Lübnan’da ekonomik kriz nedeniyle aylarca süren eylemler, koronavirüs salgınının başlamasının ardından kesintiye uğramıştı. Fakat 21 Nisan günü, salgınla birlikte temel ihtiyaçların fiyatlarının daha da artmasına tepki gösteren kitleler sokakları doldurdu.
Lübnan’da geçtiğimiz Ekim ayından itibaren aylar süren sokak eylemleriyle ekonomik kriz protesto edilmişti. Bu eylemler, kitlede bir bilinç dönüşümü de gerçekleştirmişti. Lübnan gibi, kuruluşu dini-mezhepsel bölünmeler üzerine oturtulmuş olan bir ülkede, eylemciler her türden etnik-dini-mezhepsel ayrımı reddeden sloganlar haykırmaya başlamışlardı. “Müslüman da Hristiyan da açlıkta-yoksullukta ortaklaşıyor” sloganını eylemlerinde, duvar yazılarında, taleplerinde yükselten Lübnanlılar, başbakanın istifa etmesi ve hükümetin devrilmesi gibi önemli kazanımlar da elde etmişlerdi.

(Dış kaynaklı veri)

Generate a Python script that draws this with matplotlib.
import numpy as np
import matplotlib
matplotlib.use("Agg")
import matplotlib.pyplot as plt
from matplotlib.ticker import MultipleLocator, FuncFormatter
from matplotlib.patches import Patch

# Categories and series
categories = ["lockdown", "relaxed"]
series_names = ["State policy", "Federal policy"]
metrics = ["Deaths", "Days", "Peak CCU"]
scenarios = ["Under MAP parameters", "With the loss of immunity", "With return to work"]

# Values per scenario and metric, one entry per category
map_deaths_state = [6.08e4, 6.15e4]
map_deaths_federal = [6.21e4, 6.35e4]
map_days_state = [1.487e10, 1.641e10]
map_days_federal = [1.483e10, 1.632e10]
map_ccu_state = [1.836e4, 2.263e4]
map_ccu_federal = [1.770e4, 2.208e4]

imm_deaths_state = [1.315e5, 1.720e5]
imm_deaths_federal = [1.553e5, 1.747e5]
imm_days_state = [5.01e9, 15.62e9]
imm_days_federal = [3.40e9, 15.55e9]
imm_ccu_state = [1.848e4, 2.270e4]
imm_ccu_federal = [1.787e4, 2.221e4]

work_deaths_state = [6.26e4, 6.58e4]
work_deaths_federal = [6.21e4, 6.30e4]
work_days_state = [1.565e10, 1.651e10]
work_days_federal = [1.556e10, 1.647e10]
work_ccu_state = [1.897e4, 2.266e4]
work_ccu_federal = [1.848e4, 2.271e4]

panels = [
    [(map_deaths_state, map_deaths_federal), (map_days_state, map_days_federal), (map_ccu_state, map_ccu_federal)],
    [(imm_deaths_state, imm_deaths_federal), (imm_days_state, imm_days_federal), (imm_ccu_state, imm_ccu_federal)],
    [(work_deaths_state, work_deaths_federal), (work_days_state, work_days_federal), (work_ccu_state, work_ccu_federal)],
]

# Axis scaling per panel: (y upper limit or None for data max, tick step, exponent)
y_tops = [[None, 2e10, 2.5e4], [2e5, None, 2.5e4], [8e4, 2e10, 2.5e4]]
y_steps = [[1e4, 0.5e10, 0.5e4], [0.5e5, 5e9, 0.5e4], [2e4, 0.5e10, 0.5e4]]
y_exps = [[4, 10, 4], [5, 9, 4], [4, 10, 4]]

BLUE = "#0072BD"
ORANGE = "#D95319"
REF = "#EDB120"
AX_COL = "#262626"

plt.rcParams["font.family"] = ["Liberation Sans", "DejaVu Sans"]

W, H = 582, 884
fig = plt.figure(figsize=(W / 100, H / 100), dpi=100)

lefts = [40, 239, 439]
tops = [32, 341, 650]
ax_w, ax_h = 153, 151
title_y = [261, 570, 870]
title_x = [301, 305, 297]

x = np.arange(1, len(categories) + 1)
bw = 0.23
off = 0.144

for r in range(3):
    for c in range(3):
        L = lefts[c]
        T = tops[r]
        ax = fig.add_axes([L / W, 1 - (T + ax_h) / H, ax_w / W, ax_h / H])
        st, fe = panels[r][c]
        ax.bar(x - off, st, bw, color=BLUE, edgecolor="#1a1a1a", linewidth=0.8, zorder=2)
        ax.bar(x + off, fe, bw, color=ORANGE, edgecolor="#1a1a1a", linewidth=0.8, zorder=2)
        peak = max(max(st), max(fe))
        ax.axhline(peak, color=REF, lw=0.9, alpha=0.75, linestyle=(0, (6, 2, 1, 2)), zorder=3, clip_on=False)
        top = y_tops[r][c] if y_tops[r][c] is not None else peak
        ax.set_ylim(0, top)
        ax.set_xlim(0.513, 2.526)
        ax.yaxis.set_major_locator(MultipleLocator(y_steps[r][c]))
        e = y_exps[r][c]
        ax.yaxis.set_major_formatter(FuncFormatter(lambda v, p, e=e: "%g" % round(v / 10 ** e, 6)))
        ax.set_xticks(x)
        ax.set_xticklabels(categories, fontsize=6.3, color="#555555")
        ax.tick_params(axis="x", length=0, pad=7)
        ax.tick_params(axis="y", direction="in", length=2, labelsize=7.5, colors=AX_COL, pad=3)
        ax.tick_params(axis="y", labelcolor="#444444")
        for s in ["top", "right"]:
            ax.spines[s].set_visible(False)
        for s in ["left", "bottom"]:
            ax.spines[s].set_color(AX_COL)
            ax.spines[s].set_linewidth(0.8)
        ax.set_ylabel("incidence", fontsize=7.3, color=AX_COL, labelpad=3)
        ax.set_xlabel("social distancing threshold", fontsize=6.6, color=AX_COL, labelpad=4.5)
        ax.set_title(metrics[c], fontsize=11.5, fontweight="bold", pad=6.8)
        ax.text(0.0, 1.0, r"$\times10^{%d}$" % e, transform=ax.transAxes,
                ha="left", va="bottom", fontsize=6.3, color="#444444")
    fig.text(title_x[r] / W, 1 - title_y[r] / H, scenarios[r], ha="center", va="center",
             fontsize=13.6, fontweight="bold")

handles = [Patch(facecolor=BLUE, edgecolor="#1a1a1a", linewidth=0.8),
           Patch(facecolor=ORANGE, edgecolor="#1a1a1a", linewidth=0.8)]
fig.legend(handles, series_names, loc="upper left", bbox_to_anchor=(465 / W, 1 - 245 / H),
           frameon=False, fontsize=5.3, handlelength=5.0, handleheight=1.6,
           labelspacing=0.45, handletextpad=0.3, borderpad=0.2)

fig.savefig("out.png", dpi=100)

Salgın başladıktan sonra, bu eylemler tüm dünyadaki kitle eylemleri gibi bir anda kesildi. Ancak salgın koşulları, ekonomik krizi büyüten bir rol oynadı. Egemen sınıflar, salgın sırasında kendi ekonomik çıkarlarını gerçekleştirmek ve salgının faturasını da kitlelere yıkmak için devletin bütün olanaklarını kullandılar. Bu durum, kitlelerin yaşam koşullarını daha da ağırlaştıran, yoksulluğu büyüten bir rol oynadı.
Bu durumda, Lübnan halkı bir kere daha sokaklara indi. 21 Nisan günü yüzlerce protestocu, ekonomik krizi protesto etmek için eylem gerçekleştirdi. Büyük şehirlerdeki karantina nedeniyle boşalan sokaklarda, ekonomik kriz, zamlar, artan işsizlik, yolsuzluk ve kamu hizmetlerinin yetersizliği protesto edildi. Eylemciler “Koronavirüs her şeyi öldürdü ama siyasetçilerimizin yolsuzluk yapmasına engel olamadı, ekonomik ve sosyal koşulları daha da kötüleştirdi; bu nedenle bizi de durduramayacak” dedi.
Protesto gösterilerine polisin saldırısı üzerine eylemin biçimi de değişti. Gaz bombaları ve coplarla saldıran polise, halk da eline geçirdiği her şeyle direnişe geçti. Ve önümüzdeki dönemde gösterilerin çatışmalı geçeceğinin de bir göstergesi oldu.